Hover over the failed instance, and you’ll see a trash can icon, enabling you to remove it:
Once the retired instance is removed, the data will return to the graphs on the main monitoring page.
Complex systems can have dozens upon dozens of endpoints, and scrolling to find a specific one isn’t fun. Some users will organize these by endpoint name into a kind of hierarchy, such as
LogicalService.Category.SpecificEndpoint which can help to organize them, but doesn’t always make it much easier to zero in on the necessary information.
In the new version, the Heartbeats page now contains sorting controls allowing you to sort by endpoint name or by last received heartbeat, in both ascending and descending orders, as well as a text filter for the endpoint name.
The text filter can make it easy to find all the endpoints within a specific logical service or category if using hierarchy-based names as shown above, and sorting by last heartbeat can make it easy to identify endpoints in trouble.

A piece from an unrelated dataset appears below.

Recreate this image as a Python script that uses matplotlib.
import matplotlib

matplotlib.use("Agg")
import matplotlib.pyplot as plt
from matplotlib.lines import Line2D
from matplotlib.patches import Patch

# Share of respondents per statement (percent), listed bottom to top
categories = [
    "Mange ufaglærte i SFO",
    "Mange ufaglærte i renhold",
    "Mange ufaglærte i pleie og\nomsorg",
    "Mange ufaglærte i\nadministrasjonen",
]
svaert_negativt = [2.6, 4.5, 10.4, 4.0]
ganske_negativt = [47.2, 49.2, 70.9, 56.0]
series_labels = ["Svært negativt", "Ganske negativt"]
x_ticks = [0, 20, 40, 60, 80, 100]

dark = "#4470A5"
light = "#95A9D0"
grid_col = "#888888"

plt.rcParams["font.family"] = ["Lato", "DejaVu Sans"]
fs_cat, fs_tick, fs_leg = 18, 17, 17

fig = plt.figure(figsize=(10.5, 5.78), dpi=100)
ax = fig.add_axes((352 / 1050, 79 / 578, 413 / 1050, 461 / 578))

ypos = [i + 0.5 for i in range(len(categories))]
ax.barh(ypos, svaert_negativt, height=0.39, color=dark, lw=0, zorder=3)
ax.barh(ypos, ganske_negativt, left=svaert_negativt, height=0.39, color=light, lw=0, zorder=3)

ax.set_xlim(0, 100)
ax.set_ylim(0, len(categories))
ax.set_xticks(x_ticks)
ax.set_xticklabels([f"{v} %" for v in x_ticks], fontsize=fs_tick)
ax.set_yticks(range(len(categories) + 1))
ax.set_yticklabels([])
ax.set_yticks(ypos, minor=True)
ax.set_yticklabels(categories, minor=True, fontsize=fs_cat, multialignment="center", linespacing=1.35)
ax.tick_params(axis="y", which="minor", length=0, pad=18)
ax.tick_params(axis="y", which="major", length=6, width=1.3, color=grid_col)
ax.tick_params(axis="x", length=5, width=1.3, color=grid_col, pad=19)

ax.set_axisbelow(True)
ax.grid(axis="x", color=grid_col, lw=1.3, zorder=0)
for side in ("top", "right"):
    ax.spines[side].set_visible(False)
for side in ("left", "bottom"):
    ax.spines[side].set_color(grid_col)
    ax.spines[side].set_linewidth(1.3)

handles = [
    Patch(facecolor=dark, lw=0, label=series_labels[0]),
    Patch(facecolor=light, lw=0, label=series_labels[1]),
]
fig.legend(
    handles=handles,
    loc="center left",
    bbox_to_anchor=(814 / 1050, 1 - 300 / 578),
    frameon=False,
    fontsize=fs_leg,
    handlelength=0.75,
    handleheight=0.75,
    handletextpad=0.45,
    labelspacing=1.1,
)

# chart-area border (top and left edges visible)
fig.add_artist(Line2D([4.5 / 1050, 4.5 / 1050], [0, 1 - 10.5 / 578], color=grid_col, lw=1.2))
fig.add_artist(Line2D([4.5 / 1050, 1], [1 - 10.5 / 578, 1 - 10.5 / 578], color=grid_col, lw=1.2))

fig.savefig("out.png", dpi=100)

Failed messages is one of the most powerful features of ServicePulse, presenting failed messages in groups, and allowing you to view the details of the failures and retry messages through their original endpoints.
Sorting and grouping
We’ve now added control over how failed message groups are sorted and grouped:
In addition to grouping failed messages, we’ve added the ability to group archived messages in the same way.
When there are a lot of archived messages, this makes it a lot easier to sort through them in case you need to retry one of the messages or even just to investigate. Similar to normal failed message groups, when you click on a group, you can see the details of each failed message. There are additional filtering controls to only show messages archived within the last two hours, one day, or 7 days if displaying everything is still too much.
Quick access to details
Finally, for failed messages, if you click on a failed event message from the Dashboard or Events page, now it will take you directly to the details of the failed message.
See all events
The Dashboard page has always shown you the last 10 monitoring events that have happened in your system. This includes things like endpoints starting and stopping, confirmed heartbeats, failures to receive heartbeats, failed custom checks, etc. However, in a busy system with lots of endpoints, it can be easy for things to get lost.
Now, we’ve added an Events page to the top navigation that will display the full history of events, so that events don’t get lost. You can also get to this page from a button we’ve added to the bottom of the Dashboard.
A variety of tiny improvements round out ServicePulse 1.25:
- In the case where ServicePulse has successfully connected to ServiceControl but there happens to be no monitoring data available, the difference between that and “no connection” is now more obvious. This is most helpful when originally setting up monitoring, before the monitoring plugin has been added to the endpoints.
- We moved the Heartbeats configuration to the Heartbeats page, to keep all heartbeat-related information together.
- We added a version check for ServiceControl Monitoring which will let you know when that service requires a software update. (This feature requires ServiceControl version 4.9.0 or later.)
ServicePulse is an indispensible tool to help you keep tabs on your NServiceBus system, giving you peace of mind that everything is operating as it should and helping you to fix things when problems arise.
With our new licensing model, all customers can use ServicePulse—once you migrate it makes no difference what tier you’re on. So if you haven’t tried using ServicePulse in your system before, now’s the time. Check out our monitoring demo for an easy way to see ServicePulse in action without having to install anything.
If you’re already running ServicePulse in your system, get the latest patch version from our downloads page.
We hope the improvements in ServicePulse 1.25 will make ServicePulse more enjoyable to use, so you can get your work done faster.